■ PROBLEM STATEMENT
Print exactly the lines from the first one down to the line containing "from matplotlib import colors as mcolors", both ends included, with no pictures and nothing else.

■ DATA PROVIDED
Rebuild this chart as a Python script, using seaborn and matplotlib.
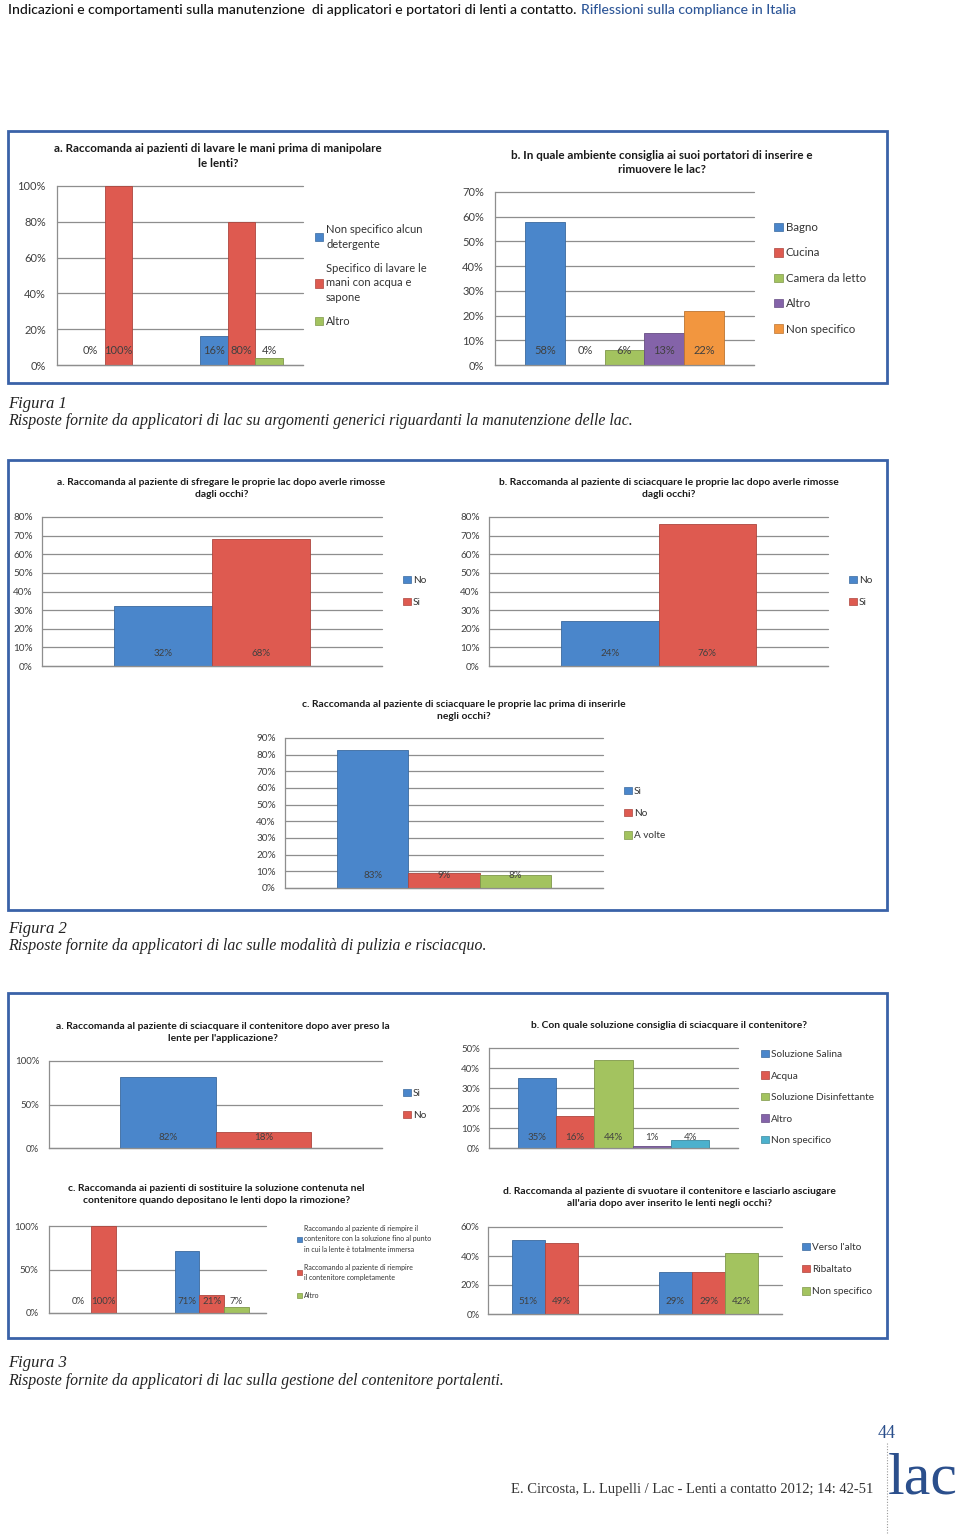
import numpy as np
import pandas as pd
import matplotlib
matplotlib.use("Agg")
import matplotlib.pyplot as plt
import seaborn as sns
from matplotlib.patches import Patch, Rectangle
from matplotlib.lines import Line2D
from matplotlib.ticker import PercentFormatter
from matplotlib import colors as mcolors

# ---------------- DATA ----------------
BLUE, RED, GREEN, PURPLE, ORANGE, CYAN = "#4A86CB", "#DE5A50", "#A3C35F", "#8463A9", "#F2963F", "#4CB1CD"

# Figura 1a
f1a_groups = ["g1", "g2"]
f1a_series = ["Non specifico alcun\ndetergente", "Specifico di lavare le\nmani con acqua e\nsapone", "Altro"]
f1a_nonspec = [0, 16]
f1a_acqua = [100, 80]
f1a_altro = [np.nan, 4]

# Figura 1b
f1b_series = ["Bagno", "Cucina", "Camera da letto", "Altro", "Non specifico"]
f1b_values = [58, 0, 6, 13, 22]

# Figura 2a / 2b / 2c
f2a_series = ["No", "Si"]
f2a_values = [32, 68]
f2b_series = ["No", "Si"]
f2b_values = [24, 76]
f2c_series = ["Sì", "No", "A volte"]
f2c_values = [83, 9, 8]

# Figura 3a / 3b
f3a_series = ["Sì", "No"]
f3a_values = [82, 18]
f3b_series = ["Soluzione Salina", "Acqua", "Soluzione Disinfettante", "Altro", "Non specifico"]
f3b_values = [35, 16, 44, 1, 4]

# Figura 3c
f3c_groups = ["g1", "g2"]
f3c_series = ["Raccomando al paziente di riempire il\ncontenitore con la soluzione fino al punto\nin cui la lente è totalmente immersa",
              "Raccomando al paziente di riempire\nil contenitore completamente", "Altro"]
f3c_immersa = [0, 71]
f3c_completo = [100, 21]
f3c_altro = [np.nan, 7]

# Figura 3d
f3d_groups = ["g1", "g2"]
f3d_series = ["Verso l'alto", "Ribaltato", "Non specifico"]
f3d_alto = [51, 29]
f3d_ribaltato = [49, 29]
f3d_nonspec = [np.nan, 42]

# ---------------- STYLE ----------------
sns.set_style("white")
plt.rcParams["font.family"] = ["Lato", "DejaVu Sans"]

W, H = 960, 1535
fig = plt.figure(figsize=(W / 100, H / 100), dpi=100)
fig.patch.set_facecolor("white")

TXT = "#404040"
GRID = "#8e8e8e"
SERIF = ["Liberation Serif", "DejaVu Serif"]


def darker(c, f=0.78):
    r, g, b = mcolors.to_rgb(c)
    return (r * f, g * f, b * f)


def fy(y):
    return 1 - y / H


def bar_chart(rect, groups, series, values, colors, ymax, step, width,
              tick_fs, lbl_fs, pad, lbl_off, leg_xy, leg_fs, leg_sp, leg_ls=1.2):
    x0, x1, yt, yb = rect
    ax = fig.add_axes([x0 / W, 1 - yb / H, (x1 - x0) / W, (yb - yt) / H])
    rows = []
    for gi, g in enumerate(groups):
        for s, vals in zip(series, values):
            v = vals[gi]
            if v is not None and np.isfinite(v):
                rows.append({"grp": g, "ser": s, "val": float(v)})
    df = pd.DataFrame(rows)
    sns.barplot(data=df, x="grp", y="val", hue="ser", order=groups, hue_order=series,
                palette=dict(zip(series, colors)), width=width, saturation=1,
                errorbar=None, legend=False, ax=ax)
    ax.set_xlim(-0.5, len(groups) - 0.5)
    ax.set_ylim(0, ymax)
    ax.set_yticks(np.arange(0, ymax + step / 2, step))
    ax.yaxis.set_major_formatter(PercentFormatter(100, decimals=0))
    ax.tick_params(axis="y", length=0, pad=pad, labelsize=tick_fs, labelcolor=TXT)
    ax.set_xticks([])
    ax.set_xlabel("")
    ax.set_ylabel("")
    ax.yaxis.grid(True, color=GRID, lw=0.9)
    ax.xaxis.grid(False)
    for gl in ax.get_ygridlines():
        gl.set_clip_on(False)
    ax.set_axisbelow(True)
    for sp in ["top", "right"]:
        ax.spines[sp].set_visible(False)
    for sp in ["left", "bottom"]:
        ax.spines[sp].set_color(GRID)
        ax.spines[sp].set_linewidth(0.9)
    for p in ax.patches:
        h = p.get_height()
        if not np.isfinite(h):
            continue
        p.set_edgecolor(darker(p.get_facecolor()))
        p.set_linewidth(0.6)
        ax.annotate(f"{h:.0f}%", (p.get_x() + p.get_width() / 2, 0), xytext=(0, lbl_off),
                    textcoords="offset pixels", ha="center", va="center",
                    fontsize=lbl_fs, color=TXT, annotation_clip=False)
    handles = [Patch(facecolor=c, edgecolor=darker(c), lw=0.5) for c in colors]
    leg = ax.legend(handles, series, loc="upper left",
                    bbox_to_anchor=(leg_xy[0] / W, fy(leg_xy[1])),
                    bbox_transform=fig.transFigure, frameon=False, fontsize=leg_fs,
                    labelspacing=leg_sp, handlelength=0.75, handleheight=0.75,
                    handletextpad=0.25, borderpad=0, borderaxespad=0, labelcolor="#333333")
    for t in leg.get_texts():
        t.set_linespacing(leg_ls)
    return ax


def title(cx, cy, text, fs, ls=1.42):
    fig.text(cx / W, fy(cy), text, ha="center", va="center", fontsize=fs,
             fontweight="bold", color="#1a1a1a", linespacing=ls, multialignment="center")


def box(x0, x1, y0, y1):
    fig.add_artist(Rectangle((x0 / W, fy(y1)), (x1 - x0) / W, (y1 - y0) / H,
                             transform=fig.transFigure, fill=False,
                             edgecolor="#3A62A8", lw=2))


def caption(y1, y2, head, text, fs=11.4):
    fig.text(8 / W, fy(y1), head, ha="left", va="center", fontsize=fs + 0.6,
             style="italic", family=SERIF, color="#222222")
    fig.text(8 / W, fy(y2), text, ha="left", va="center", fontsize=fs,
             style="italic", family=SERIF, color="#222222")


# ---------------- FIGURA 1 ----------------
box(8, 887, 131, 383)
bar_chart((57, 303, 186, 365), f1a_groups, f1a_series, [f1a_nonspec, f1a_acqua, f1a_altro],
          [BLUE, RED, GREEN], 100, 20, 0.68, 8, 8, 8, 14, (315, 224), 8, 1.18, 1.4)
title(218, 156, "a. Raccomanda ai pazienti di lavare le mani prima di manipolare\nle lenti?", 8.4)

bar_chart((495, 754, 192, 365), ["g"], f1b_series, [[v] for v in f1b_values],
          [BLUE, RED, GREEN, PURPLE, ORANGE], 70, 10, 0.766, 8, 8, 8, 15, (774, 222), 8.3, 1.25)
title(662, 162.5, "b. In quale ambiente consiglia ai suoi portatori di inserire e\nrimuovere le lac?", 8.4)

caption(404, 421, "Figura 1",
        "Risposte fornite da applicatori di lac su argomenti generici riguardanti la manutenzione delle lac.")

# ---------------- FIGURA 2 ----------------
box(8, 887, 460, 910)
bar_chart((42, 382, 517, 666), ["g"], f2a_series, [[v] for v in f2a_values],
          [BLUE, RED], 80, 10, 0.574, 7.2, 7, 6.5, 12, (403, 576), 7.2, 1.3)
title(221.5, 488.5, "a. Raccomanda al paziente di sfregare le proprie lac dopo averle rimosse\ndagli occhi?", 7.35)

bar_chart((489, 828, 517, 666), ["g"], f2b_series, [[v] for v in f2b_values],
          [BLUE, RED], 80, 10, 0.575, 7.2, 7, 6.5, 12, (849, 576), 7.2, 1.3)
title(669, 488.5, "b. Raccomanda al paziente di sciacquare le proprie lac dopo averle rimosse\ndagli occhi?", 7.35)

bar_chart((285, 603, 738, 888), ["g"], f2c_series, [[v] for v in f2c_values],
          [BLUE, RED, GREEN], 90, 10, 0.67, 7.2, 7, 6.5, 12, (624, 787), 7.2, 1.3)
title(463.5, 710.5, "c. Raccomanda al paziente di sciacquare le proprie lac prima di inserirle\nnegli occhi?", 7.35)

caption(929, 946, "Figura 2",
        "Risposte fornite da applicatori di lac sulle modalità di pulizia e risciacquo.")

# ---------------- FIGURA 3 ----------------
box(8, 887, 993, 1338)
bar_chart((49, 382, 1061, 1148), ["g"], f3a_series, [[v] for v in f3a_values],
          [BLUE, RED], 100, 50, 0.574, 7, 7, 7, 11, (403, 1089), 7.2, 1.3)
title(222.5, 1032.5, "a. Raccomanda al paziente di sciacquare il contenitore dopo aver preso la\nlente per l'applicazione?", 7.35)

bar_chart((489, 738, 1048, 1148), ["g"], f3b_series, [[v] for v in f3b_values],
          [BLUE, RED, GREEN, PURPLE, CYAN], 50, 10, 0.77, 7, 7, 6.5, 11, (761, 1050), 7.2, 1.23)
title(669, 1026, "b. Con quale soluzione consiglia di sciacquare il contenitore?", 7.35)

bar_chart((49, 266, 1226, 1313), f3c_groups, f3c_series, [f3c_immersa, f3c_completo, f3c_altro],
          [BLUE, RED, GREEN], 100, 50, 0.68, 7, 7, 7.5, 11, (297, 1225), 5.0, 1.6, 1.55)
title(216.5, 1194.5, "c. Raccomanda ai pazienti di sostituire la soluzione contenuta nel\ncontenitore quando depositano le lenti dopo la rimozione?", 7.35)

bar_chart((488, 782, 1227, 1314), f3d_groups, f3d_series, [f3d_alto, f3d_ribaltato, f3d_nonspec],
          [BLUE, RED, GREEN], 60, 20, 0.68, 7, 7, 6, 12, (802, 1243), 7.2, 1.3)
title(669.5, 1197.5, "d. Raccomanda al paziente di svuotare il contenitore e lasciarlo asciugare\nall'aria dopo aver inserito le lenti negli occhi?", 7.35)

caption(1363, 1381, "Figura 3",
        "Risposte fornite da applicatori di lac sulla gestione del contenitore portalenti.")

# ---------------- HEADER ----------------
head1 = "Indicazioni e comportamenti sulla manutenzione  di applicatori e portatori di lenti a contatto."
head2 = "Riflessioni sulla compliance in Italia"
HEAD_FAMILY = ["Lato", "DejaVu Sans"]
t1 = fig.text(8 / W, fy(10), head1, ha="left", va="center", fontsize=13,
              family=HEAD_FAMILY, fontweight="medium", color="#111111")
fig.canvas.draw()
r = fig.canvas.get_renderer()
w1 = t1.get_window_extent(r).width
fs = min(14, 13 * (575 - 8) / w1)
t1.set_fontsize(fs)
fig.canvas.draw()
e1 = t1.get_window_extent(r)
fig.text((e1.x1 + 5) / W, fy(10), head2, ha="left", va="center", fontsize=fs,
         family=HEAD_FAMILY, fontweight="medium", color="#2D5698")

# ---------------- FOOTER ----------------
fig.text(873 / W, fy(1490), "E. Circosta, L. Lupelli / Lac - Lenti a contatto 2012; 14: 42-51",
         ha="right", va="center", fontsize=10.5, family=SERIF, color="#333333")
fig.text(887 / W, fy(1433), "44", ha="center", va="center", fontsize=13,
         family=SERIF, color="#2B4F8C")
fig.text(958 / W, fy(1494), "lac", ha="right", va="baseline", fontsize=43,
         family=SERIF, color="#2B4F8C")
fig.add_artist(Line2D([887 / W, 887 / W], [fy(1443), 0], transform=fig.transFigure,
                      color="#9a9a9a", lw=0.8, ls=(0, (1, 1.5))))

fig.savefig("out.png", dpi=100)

■ OUTPUT BELOW
Rebuild this chart as a Python script, using seaborn and matplotlib.
import numpy as np
import pandas as pd
import matplotlib
matplotlib.use("Agg")
import matplotlib.pyplot as plt
import seaborn as sns
from matplotlib.patches import Patch, Rectangle
from matplotlib.lines import Line2D
from matplotlib.ticker import PercentFormatter
from matplotlib import colors as mcolors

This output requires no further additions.